EXERCISE:
Copy the lines of the data below exactly, starting at the first and stopping after the line that contains "d3.scaleLinear().domain([0, 300]).range([502.5, 61]);"; include no pictures.

___ AVAILABLE DATA ___

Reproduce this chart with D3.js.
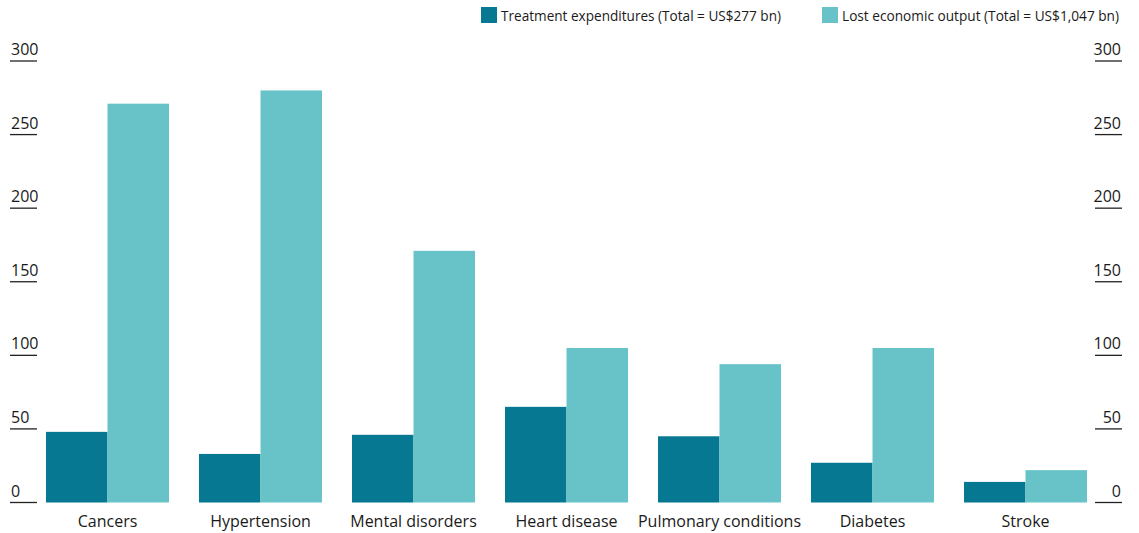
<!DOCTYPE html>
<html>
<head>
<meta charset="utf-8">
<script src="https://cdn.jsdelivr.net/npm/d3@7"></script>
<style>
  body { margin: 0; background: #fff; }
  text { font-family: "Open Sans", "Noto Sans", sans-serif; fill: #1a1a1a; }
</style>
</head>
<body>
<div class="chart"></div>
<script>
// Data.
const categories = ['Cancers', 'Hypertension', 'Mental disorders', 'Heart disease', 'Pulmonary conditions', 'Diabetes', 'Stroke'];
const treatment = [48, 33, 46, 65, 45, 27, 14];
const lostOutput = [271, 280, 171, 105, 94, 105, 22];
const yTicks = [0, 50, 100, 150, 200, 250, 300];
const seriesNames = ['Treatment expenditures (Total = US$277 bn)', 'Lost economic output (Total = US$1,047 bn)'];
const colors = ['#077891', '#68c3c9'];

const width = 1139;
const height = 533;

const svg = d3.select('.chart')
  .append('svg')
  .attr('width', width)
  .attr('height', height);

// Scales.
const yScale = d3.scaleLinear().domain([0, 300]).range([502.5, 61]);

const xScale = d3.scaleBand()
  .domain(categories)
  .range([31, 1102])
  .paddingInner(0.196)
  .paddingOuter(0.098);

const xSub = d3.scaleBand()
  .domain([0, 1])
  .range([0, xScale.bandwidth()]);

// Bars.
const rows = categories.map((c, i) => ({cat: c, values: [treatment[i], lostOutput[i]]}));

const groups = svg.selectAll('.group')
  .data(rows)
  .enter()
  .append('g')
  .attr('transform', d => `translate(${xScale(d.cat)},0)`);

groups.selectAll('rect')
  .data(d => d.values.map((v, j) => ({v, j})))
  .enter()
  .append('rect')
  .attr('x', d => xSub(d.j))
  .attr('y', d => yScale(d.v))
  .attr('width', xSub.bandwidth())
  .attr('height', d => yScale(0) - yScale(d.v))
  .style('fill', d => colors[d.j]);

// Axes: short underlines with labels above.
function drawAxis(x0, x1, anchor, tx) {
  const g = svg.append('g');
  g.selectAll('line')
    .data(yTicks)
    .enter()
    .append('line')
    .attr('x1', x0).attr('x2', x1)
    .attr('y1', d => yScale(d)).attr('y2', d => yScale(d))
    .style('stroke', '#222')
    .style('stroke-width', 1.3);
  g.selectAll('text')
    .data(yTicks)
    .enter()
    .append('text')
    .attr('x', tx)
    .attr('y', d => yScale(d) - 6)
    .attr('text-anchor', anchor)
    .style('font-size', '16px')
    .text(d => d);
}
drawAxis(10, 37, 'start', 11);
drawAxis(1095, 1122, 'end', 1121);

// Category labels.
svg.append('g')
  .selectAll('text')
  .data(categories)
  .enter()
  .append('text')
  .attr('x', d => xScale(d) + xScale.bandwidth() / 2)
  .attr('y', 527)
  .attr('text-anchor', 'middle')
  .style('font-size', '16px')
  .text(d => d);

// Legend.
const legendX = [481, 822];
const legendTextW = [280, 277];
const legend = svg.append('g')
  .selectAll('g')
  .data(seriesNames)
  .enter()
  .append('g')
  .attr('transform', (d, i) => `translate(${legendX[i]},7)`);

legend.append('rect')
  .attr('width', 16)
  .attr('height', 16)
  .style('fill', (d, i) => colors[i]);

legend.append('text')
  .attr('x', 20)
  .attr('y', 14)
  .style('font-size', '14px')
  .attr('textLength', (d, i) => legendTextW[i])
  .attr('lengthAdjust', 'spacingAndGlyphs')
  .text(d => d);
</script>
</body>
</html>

___

RESULT:
Reproduce this chart with D3.js.
<!DOCTYPE html>
<html>
<head>
<meta charset="utf-8">
<script src="https://cdn.jsdelivr.net/npm/d3@7"></script>
<style>
  body { margin: 0; background: #fff; }
  text { font-family: "Open Sans", "Noto Sans", sans-serif; fill: #1a1a1a; }
</style>
</head>
<body>
<div class="chart"></div>
<script>
// Data.
const categories = ['Cancers', 'Hypertension', 'Mental disorders', 'Heart disease', 'Pulmonary conditions', 'Diabetes', 'Stroke'];
const treatment = [48, 33, 46, 65, 45, 27, 14];
const lostOutput = [271, 280, 171, 105, 94, 105, 22];
const yTicks = [0, 50, 100, 150, 200, 250, 300];
const seriesNames = ['Treatment expenditures (Total = US$277 bn)', 'Lost economic output (Total = US$1,047 bn)'];
const colors = ['#077891', '#68c3c9'];

const width = 1139;
const height = 533;

const svg = d3.select('.chart')
  .append('svg')
  .attr('width', width)
  .attr('height', height);

// Scales.
const yScale = d3.scaleLinear().domain([0, 300]).range([502.5, 61]);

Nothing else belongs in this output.